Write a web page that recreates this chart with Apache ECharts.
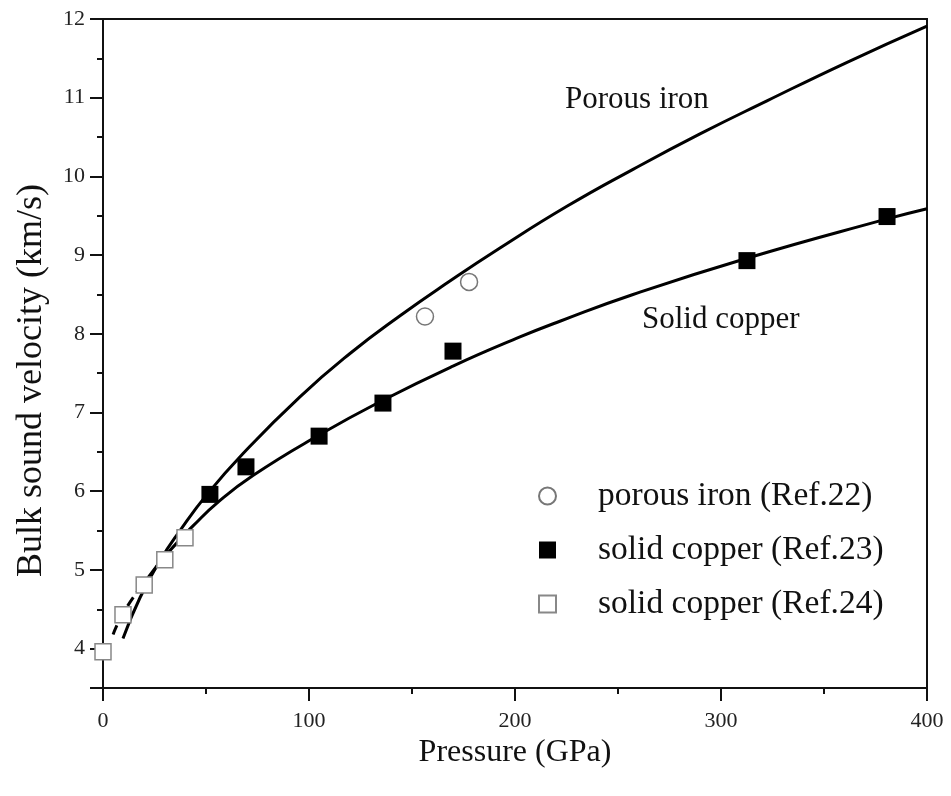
<!DOCTYPE html>
<html>
<head>
<meta charset="utf-8">
<title>Bulk sound velocity vs pressure</title>
<script src="https://cdn.jsdelivr.net/npm/echarts@6/dist/echarts.min.js"></script>
<style>
    html, body { margin: 0; padding: 0; background: #fff; }
    #chart { width: 951px; height: 796px; }
</style>
</head>
<body>
<div id="chart"></div>
<script>
    // curves: [pressure GPa, velocity km/s]
    var ironCurve = [
        [9.7, 4.13], [18, 4.65], [27.7, 5.12], [37.4, 5.50], [50.5, 5.96], [68, 6.48],
        [95.6, 7.20], [119.9, 7.75], [144.2, 8.23], [168.4, 8.67], [192.7, 9.09],
        [225.2, 9.62], [257.3, 10.09], [289.8, 10.54], [322.3, 10.96], [361.2, 11.45], [400, 11.91]
    ];
    var copperDashed = [[4.9, 4.18], [10, 4.46], [20, 4.84]];
    var copperCurve = [
        [20, 4.84], [30, 5.17], [40, 5.46], [43.7, 5.56], [55.3, 5.85], [72.8, 6.20],
        [105.3, 6.72], [135.4, 7.15], [169.9, 7.59], [202.4, 7.96], [221.8, 8.16],
        [257.3, 8.50], [312.6, 8.96], [380.6, 9.46], [400, 9.59]
    ];

    // measured points
    var ironRef22 = [[156.3, 8.22], [177.7, 8.66]];
    var copperRef23 = [[51.9, 5.96], [69.4, 6.31], [104.9, 6.70], [135.9, 7.12], [169.9, 7.78], [312.6, 8.93], [380.6, 9.49]];
    var copperRef24 = [[0, 3.96], [9.7, 4.43], [20, 4.81], [30, 5.13], [39.8, 5.41]];

    var xTicks = [0, 100, 200, 300, 400];
    var yTicks = [4, 5, 6, 7, 8, 9, 10, 11, 12];

    var font = '"Liberation Serif", "DejaVu Serif", serif';

    var myChart = echarts.init(document.getElementById('chart'), null, {renderer: 'canvas'});
    var option = {
        backgroundColor: '#fff',
        animation: false,
        textStyle: { fontFamily: font, color: '#111' },
        grid: {
            left: 103, right: 24, top: 19, bottom: 108,
            show: true, borderColor: '#111', borderWidth: 2, backgroundColor: 'transparent'
        },
        legend: {
            orient: 'vertical',
            left: 533, top: 473,
            itemWidth: 17, itemHeight: 17,
            itemGap: 18,
            data: ['porous iron (Ref.22)', 'solid copper (Ref.23)', 'solid copper (Ref.24)'],
            textStyle: { fontFamily: font, fontSize: 33.5, color: '#111', lineHeight: 36, padding: [0, 0, 0, 37] }
        },
        xAxis: [
            {
                type: 'value', min: 0, max: 400, interval: 100, position: 'bottom',
                name: 'Pressure (GPa)', nameLocation: 'middle', nameGap: 49,
                nameTextStyle: { fontFamily: font, fontSize: 32, color: '#111' },
                axisLine: { lineStyle: { color: '#111', width: 2 } },
                axisTick: { inside: false, length: 13, lineStyle: { color: '#111', width: 2 } },
                axisLabel: {
                    margin: 22, fontFamily: font, fontSize: 22, color: '#222',
                    formatter: function (v) { return xTicks.indexOf(v) >= 0 ? String(v) : ''; }
                },
                splitLine: { show: false }
            },
            {
                type: 'value', min: 0, max: 400, interval: 50, position: 'bottom',
                axisLine: { show: false },
                axisTick: { length: 6, lineStyle: { color: '#111', width: 2 } },
                axisLabel: { show: false },
                splitLine: { show: false }
            }
        ],
        yAxis: [
            {
                type: 'value', min: 3.5, max: 12, splitNumber: 8, position: 'left',
                name: 'Bulk sound velocity (km/s)', nameLocation: 'middle', nameGap: 53,
                nameTextStyle: { fontFamily: font, fontSize: 36, color: '#111', padding: [0, 54, 0, 0] },
                axisLine: { show: true, lineStyle: { color: '#111', width: 2 } },
                axisTick: { show: true, length: 13, lineStyle: { color: '#111', width: 2 } },
                axisLabel: {
                    margin: 18, fontFamily: font, fontSize: 22, color: '#222',
                    formatter: function (v) { return yTicks.indexOf(v) >= 0 ? String(v) : ''; }
                },
                splitLine: { show: false }
            },
            {
                type: 'value', min: 3.5, max: 12, interval: 0.5, position: 'left',
                axisLine: { show: false },
                axisTick: { show: true, length: 6, lineStyle: { color: '#111', width: 2 } },
                axisLabel: { show: false },
                splitLine: { show: false }
            }
        ],
        graphic: [
            { type: 'text', left: 565, top: 84, style: { text: 'Porous iron', font: '31px ' + font, fill: '#111' } },
            { type: 'text', left: 642, top: 304, style: { text: 'Solid copper', font: '31px ' + font, fill: '#111' } }
        ],
        series: [
            {
                name: 'Porous iron', type: 'line', data: ironCurve, showSymbol: false,
                smooth: true,
                lineStyle: { color: '#000', width: 3 }, z: 2
            },
            {
                name: 'Solid copper', type: 'line', data: copperCurve, showSymbol: false,
                smooth: true,
                lineStyle: { color: '#000', width: 3 }, z: 2
            },
            {
                name: 'Solid copper extrapolated', type: 'line', data: copperDashed, showSymbol: false,
                smooth: true,
                lineStyle: { color: '#000', width: 3, type: [10, 6] }, z: 2
            },
            {
                name: 'porous iron (Ref.22)', type: 'scatter', data: ironRef22,
                symbol: 'circle', symbolSize: 17,
                itemStyle: { color: '#fff', borderColor: '#777', borderWidth: 1.5, opacity: 1 }, z: 5
            },
            {
                name: 'solid copper (Ref.23)', type: 'scatter', data: copperRef23,
                symbol: 'rect', symbolSize: 17,
                itemStyle: { color: '#000', borderColor: '#000', borderWidth: 0, opacity: 1 }, z: 5
            },
            {
                name: 'solid copper (Ref.24)', type: 'scatter', data: copperRef24,
                symbol: 'rect', symbolSize: 16,
                itemStyle: { color: '#fff', borderColor: '#888', borderWidth: 1.5, opacity: 1 }, z: 5
            }
        ]
    };

    myChart.setOption(option);
    window.onresize = function () {
        myChart.resize();
    };
</script>
</body>
</html>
★ ★ ★ ★ ★ ★ ★
* [DIRECTIONS FOR THIS TASK]
Go through the material above and print all of it exactly, except the pictures.

* [SOLUTION TO THIS EXERCISE]
Write a web page that recreates this chart with Apache ECharts.
<!DOCTYPE html>
<html>
<head>
<meta charset="utf-8">
<title>Bulk sound velocity vs pressure</title>
<script src="https://cdn.jsdelivr.net/npm/echarts@6/dist/echarts.min.js"></script>
<style>
    html, body { margin: 0; padding: 0; background: #fff; }
    #chart { width: 951px; height: 796px; }
</style>
</head>
<body>
<div id="chart"></div>
<script>
    // curves: [pressure GPa, velocity km/s]
    var ironCurve = [
        [9.7, 4.13], [18, 4.65], [27.7, 5.12], [37.4, 5.50], [50.5, 5.96], [68, 6.48],
        [95.6, 7.20], [119.9, 7.75], [144.2, 8.23], [168.4, 8.67], [192.7, 9.09],
        [225.2, 9.62], [257.3, 10.09], [289.8, 10.54], [322.3, 10.96], [361.2, 11.45], [400, 11.91]
    ];
    var copperDashed = [[4.9, 4.18], [10, 4.46], [20, 4.84]];
    var copperCurve = [
        [20, 4.84], [30, 5.17], [40, 5.46], [43.7, 5.56], [55.3, 5.85], [72.8, 6.20],
        [105.3, 6.72], [135.4, 7.15], [169.9, 7.59], [202.4, 7.96], [221.8, 8.16],
        [257.3, 8.50], [312.6, 8.96], [380.6, 9.46], [400, 9.59]
    ];

    // measured points
    var ironRef22 = [[156.3, 8.22], [177.7, 8.66]];
    var copperRef23 = [[51.9, 5.96], [69.4, 6.31], [104.9, 6.70], [135.9, 7.12], [169.9, 7.78], [312.6, 8.93], [380.6, 9.49]];
    var copperRef24 = [[0, 3.96], [9.7, 4.43], [20, 4.81], [30, 5.13], [39.8, 5.41]];

    var xTicks = [0, 100, 200, 300, 400];
    var yTicks = [4, 5, 6, 7, 8, 9, 10, 11, 12];

    var font = '"Liberation Serif", "DejaVu Serif", serif';

    var myChart = echarts.init(document.getElementById('chart'), null, {renderer: 'canvas'});
    var option = {
        backgroundColor: '#fff',
        animation: false,
        textStyle: { fontFamily: font, color: '#111' },
        grid: {
            left: 103, right: 24, top: 19, bottom: 108,
            show: true, borderColor: '#111', borderWidth: 2, backgroundColor: 'transparent'
        },
        legend: {
            orient: 'vertical',
            left: 533, top: 473,
            itemWidth: 17, itemHeight: 17,
            itemGap: 18,
            data: ['porous iron (Ref.22)', 'solid copper (Ref.23)', 'solid copper (Ref.24)'],
            textStyle: { fontFamily: font, fontSize: 33.5, color: '#111', lineHeight: 36, padding: [0, 0, 0, 37] }
        },
        xAxis: [
            {
                type: 'value', min: 0, max: 400, interval: 100, position: 'bottom',
                name: 'Pressure (GPa)', nameLocation: 'middle', nameGap: 49,
                nameTextStyle: { fontFamily: font, fontSize: 32, color: '#111' },
                axisLine: { lineStyle: { color: '#111', width: 2 } },
                axisTick: { inside: false, length: 13, lineStyle: { color: '#111', width: 2 } },
                axisLabel: {
                    margin: 22, fontFamily: font, fontSize: 22, color: '#222',
                    formatter: function (v) { return xTicks.indexOf(v) >= 0 ? String(v) : ''; }
                },
                splitLine: { show: false }
            },
            {
                type: 'value', min: 0, max: 400, interval: 50, position: 'bottom',
                axisLine: { show: false },
                axisTick: { length: 6, lineStyle: { color: '#111', width: 2 } },
                axisLabel: { show: false },
                splitLine: { show: false }
            }
        ],
        yAxis: [
            {
                type: 'value', min: 3.5, max: 12, splitNumber: 8, position: 'left',
                name: 'Bulk sound velocity (km/s)', nameLocation: 'middle', nameGap: 53,
                nameTextStyle: { fontFamily: font, fontSize: 36, color: '#111', padding: [0, 54, 0, 0] },
                axisLine: { show: true, lineStyle: { color: '#111', width: 2 } },
                axisTick: { show: true, length: 13, lineStyle: { color: '#111', width: 2 } },
                axisLabel: {
                    margin: 18, fontFamily: font, fontSize: 22, color: '#222',
                    formatter: function (v) { return yTicks.indexOf(v) >= 0 ? String(v) : ''; }
                },
                splitLine: { show: false }
            },
            {
                type: 'value', min: 3.5, max: 12, interval: 0.5, position: 'left',
                axisLine: { show: false },
                axisTick: { show: true, length: 6, lineStyle: { color: '#111', width: 2 } },
                axisLabel: { show: false },
                splitLine: { show: false }
            }
        ],
        graphic: [
            { type: 'text', left: 565, top: 84, style: { text: 'Porous iron', font: '31px ' + font, fill: '#111' } },
            { type: 'text', left: 642, top: 304, style: { text: 'Solid copper', font: '31px ' + font, fill: '#111' } }
        ],
        series: [
            {
                name: 'Porous iron', type: 'line', data: ironCurve, showSymbol: false,
                smooth: true,
                lineStyle: { color: '#000', width: 3 }, z: 2
            },
            {
                name: 'Solid copper', type: 'line', data: copperCurve, showSymbol: false,
                smooth: true,
                lineStyle: { color: '#000', width: 3 }, z: 2
            },
            {
                name: 'Solid copper extrapolated', type: 'line', data: copperDashed, showSymbol: false,
                smooth: true,
                lineStyle: { color: '#000', width: 3, type: [10, 6] }, z: 2
            },
            {
                name: 'porous iron (Ref.22)', type: 'scatter', data: ironRef22,
                symbol: 'circle', symbolSize: 17,
                itemStyle: { color: '#fff', borderColor: '#777', borderWidth: 1.5, opacity: 1 }, z: 5
            },
            {
                name: 'solid copper (Ref.23)', type: 'scatter', data: copperRef23,
                symbol: 'rect', symbolSize: 17,
                itemStyle: { color: '#000', borderColor: '#000', borderWidth: 0, opacity: 1 }, z: 5
            },
            {
                name: 'solid copper (Ref.24)', type: 'scatter', data: copperRef24,
                symbol: 'rect', symbolSize: 16,
                itemStyle: { color: '#fff', borderColor: '#888', borderWidth: 1.5, opacity: 1 }, z: 5
            }
        ]
    };

    myChart.setOption(option);
    window.onresize = function () {
        myChart.resize();
    };
</script>
</body>
</html>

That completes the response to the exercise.